Given information:
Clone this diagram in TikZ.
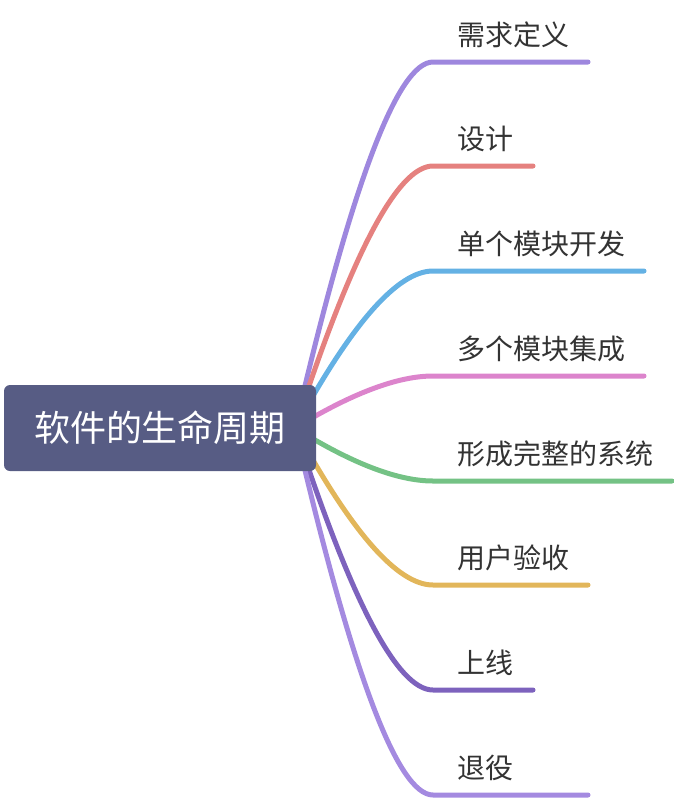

...

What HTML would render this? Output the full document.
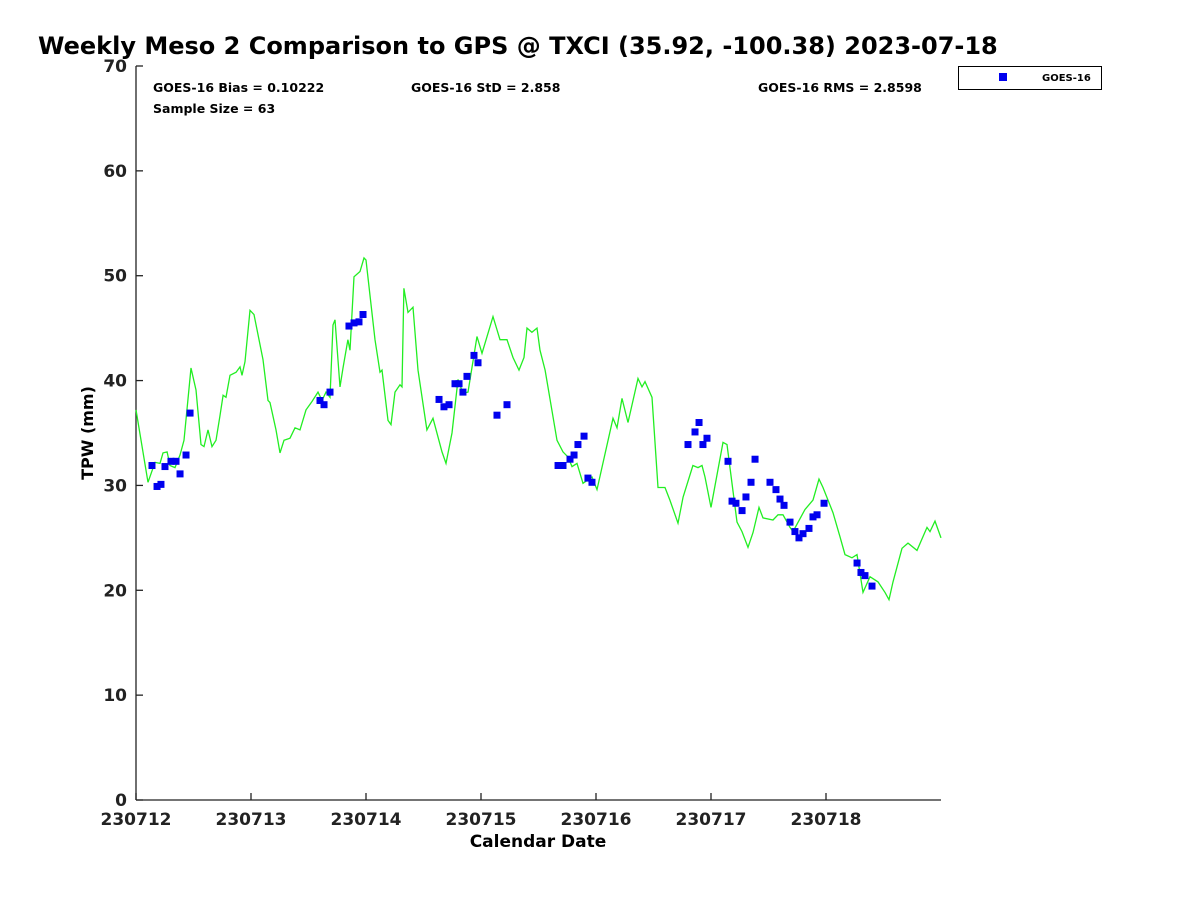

...

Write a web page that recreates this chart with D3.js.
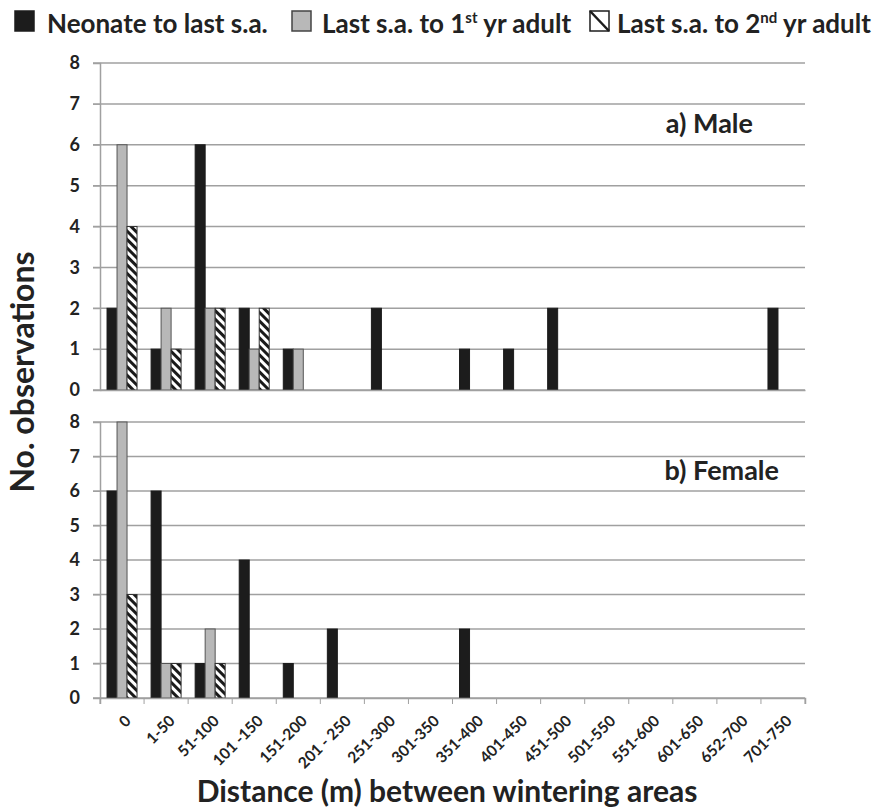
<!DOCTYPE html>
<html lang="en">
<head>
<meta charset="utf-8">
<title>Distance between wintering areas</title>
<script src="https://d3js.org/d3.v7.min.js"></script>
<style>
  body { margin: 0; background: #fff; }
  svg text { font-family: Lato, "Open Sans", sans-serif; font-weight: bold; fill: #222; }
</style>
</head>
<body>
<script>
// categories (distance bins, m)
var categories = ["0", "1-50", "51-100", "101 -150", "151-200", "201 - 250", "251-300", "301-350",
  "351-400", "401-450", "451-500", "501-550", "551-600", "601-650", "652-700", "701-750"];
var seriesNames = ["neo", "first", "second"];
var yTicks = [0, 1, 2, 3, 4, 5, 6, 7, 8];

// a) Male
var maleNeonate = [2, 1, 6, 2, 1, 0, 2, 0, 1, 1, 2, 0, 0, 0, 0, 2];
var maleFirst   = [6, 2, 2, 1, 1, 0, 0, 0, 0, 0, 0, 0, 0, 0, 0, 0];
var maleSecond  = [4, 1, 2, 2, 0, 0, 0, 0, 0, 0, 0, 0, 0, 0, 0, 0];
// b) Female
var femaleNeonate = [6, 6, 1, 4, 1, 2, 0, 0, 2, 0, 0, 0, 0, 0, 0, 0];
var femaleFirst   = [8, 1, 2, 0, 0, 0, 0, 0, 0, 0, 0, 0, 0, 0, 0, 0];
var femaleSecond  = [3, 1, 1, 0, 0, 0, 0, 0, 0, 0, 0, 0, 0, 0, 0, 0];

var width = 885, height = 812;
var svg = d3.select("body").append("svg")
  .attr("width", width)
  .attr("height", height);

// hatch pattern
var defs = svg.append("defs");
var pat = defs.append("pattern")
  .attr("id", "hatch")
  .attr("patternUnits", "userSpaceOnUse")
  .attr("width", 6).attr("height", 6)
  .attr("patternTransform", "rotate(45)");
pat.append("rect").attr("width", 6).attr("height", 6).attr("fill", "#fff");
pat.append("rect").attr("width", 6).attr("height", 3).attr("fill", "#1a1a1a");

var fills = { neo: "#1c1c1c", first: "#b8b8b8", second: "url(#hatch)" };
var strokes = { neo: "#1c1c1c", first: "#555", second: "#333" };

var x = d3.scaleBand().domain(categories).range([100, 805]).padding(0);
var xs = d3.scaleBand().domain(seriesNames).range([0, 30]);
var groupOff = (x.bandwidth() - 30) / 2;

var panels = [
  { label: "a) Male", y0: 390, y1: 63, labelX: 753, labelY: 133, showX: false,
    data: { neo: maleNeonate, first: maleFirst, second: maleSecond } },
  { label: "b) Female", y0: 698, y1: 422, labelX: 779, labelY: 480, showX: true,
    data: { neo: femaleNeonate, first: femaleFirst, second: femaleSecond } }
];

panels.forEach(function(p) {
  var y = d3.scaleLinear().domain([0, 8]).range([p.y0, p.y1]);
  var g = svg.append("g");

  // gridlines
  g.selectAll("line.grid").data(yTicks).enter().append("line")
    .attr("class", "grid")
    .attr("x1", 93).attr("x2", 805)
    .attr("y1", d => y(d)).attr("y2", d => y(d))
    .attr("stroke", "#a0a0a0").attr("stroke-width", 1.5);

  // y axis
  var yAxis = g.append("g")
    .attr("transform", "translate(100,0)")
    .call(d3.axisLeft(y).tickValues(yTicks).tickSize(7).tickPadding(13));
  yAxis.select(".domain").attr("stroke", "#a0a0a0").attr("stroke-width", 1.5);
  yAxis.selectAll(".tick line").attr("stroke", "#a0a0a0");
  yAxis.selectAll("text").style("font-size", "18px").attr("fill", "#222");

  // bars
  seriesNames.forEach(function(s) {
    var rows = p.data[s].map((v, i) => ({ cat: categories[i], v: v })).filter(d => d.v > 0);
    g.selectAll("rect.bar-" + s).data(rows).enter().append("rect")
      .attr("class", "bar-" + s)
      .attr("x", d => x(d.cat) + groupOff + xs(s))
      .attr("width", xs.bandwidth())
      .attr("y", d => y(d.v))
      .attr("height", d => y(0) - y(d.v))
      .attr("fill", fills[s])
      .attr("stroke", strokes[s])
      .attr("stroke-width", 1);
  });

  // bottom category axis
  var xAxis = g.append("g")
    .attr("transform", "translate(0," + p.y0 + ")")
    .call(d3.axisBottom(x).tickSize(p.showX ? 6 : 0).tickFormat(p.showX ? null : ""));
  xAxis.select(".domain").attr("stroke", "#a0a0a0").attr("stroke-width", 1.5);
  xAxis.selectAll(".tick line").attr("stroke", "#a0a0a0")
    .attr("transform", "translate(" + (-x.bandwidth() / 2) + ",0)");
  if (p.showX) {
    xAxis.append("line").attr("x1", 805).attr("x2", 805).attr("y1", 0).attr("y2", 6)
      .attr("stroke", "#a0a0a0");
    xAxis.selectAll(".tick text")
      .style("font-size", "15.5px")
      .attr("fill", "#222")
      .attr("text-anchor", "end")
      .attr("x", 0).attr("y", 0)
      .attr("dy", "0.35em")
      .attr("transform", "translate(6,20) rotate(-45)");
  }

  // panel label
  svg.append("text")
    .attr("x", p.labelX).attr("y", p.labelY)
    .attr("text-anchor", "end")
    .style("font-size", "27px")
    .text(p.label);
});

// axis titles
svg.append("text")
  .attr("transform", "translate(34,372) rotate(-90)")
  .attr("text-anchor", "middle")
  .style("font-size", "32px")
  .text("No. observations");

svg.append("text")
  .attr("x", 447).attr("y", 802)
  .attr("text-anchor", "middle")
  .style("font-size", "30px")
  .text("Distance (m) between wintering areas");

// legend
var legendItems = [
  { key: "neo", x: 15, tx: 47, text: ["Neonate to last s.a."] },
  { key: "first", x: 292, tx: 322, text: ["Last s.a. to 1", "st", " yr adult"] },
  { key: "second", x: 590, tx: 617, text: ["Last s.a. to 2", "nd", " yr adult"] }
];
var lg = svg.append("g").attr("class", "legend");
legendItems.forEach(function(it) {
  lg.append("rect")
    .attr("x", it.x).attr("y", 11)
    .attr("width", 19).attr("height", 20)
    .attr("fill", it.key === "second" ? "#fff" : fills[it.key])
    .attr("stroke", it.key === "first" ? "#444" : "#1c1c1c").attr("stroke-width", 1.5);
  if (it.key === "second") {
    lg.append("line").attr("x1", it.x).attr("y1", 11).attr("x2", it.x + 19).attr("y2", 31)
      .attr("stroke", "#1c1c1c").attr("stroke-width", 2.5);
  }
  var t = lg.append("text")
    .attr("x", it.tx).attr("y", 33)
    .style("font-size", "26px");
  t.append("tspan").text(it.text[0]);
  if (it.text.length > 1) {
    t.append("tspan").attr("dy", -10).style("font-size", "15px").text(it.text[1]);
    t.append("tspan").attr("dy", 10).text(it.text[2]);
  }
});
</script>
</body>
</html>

Challenge: Track down every line with the word "this" and copy it.

Finished exercise:
Clone this diagram in TikZ.
What HTML would render this? Output the full document.
Write a web page that recreates this chart with D3.js.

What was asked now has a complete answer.